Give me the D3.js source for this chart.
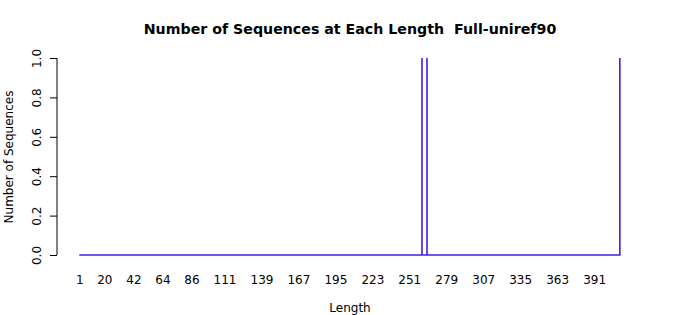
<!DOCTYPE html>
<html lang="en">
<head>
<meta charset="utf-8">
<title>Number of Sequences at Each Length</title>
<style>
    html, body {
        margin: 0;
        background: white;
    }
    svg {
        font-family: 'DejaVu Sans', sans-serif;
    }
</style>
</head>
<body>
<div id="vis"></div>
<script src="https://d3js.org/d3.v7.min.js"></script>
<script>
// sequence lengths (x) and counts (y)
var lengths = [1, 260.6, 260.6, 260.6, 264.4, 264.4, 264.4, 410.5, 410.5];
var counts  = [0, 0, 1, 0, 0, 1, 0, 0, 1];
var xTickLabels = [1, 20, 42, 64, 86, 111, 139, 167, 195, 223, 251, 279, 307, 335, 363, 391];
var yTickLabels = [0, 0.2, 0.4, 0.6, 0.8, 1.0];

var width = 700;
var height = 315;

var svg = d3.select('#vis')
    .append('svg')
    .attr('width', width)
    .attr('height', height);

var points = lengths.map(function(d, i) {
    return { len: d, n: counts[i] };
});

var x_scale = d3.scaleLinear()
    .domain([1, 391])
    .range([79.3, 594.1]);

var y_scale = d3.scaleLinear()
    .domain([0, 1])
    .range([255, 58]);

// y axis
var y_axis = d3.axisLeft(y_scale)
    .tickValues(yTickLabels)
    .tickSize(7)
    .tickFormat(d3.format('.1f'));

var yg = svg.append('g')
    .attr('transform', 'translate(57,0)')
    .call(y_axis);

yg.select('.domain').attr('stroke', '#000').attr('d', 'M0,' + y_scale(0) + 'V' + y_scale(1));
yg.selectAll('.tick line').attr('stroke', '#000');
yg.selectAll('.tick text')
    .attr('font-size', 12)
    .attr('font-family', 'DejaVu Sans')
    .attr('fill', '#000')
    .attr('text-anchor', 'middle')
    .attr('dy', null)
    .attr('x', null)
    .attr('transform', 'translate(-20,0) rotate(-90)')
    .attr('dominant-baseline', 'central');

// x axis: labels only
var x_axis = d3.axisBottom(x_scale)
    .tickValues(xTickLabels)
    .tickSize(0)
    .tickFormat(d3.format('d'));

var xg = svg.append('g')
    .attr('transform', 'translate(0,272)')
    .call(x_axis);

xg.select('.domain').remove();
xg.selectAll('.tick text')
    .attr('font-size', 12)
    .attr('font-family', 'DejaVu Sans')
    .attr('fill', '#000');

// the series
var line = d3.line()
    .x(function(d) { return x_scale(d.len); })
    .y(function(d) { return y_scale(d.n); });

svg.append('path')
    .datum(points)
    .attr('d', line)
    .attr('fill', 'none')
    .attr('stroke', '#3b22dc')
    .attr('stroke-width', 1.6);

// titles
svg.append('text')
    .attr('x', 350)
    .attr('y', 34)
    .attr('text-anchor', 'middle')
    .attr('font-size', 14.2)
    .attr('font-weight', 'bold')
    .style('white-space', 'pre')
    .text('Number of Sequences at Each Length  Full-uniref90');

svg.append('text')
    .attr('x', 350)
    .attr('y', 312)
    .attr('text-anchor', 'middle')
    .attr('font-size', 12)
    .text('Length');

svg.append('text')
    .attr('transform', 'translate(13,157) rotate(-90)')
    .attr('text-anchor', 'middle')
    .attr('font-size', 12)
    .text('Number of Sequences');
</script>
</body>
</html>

*-*-*

#### Request
Quote the material word for word, dropping any images it holds.

#### Response to this exercise
Give me the D3.js source for this chart.
<!DOCTYPE html>
<html lang="en">
<head>
<meta charset="utf-8">
<title>Number of Sequences at Each Length</title>
<style>
    html, body {
        margin: 0;
        background: white;
    }
    svg {
        font-family: 'DejaVu Sans', sans-serif;
    }
</style>
</head>
<body>
<div id="vis"></div>
<script src="https://d3js.org/d3.v7.min.js"></script>
<script>
// sequence lengths (x) and counts (y)
var lengths = [1, 260.6, 260.6, 260.6, 264.4, 264.4, 264.4, 410.5, 410.5];
var counts  = [0, 0, 1, 0, 0, 1, 0, 0, 1];
var xTickLabels = [1, 20, 42, 64, 86, 111, 139, 167, 195, 223, 251, 279, 307, 335, 363, 391];
var yTickLabels = [0, 0.2, 0.4, 0.6, 0.8, 1.0];

var width = 700;
var height = 315;

var svg = d3.select('#vis')
    .append('svg')
    .attr('width', width)
    .attr('height', height);

var points = lengths.map(function(d, i) {
    return { len: d, n: counts[i] };
});

var x_scale = d3.scaleLinear()
    .domain([1, 391])
    .range([79.3, 594.1]);

var y_scale = d3.scaleLinear()
    .domain([0, 1])
    .range([255, 58]);

// y axis
var y_axis = d3.axisLeft(y_scale)
    .tickValues(yTickLabels)
    .tickSize(7)
    .tickFormat(d3.format('.1f'));

var yg = svg.append('g')
    .attr('transform', 'translate(57,0)')
    .call(y_axis);

yg.select('.domain').attr('stroke', '#000').attr('d', 'M0,' + y_scale(0) + 'V' + y_scale(1));
yg.selectAll('.tick line').attr('stroke', '#000');
yg.selectAll('.tick text')
    .attr('font-size', 12)
    .attr('font-family', 'DejaVu Sans')
    .attr('fill', '#000')
    .attr('text-anchor', 'middle')
    .attr('dy', null)
    .attr('x', null)
    .attr('transform', 'translate(-20,0) rotate(-90)')
    .attr('dominant-baseline', 'central');

// x axis: labels only
var x_axis = d3.axisBottom(x_scale)
    .tickValues(xTickLabels)
    .tickSize(0)
    .tickFormat(d3.format('d'));

var xg = svg.append('g')
    .attr('transform', 'translate(0,272)')
    .call(x_axis);

xg.select('.domain').remove();
xg.selectAll('.tick text')
    .attr('font-size', 12)
    .attr('font-family', 'DejaVu Sans')
    .attr('fill', '#000');

// the series
var line = d3.line()
    .x(function(d) { return x_scale(d.len); })
    .y(function(d) { return y_scale(d.n); });

svg.append('path')
    .datum(points)
    .attr('d', line)
    .attr('fill', 'none')
    .attr('stroke', '#3b22dc')
    .attr('stroke-width', 1.6);

// titles
svg.append('text')
    .attr('x', 350)
    .attr('y', 34)
    .attr('text-anchor', 'middle')
    .attr('font-size', 14.2)
    .attr('font-weight', 'bold')
    .style('white-space', 'pre')
    .text('Number of Sequences at Each Length  Full-uniref90');

svg.append('text')
    .attr('x', 350)
    .attr('y', 312)
    .attr('text-anchor', 'middle')
    .attr('font-size', 12)
    .text('Length');

svg.append('text')
    .attr('transform', 'translate(13,157) rotate(-90)')
    .attr('text-anchor', 'middle')
    .attr('font-size', 12)
    .text('Number of Sequences');
</script>
</body>
</html>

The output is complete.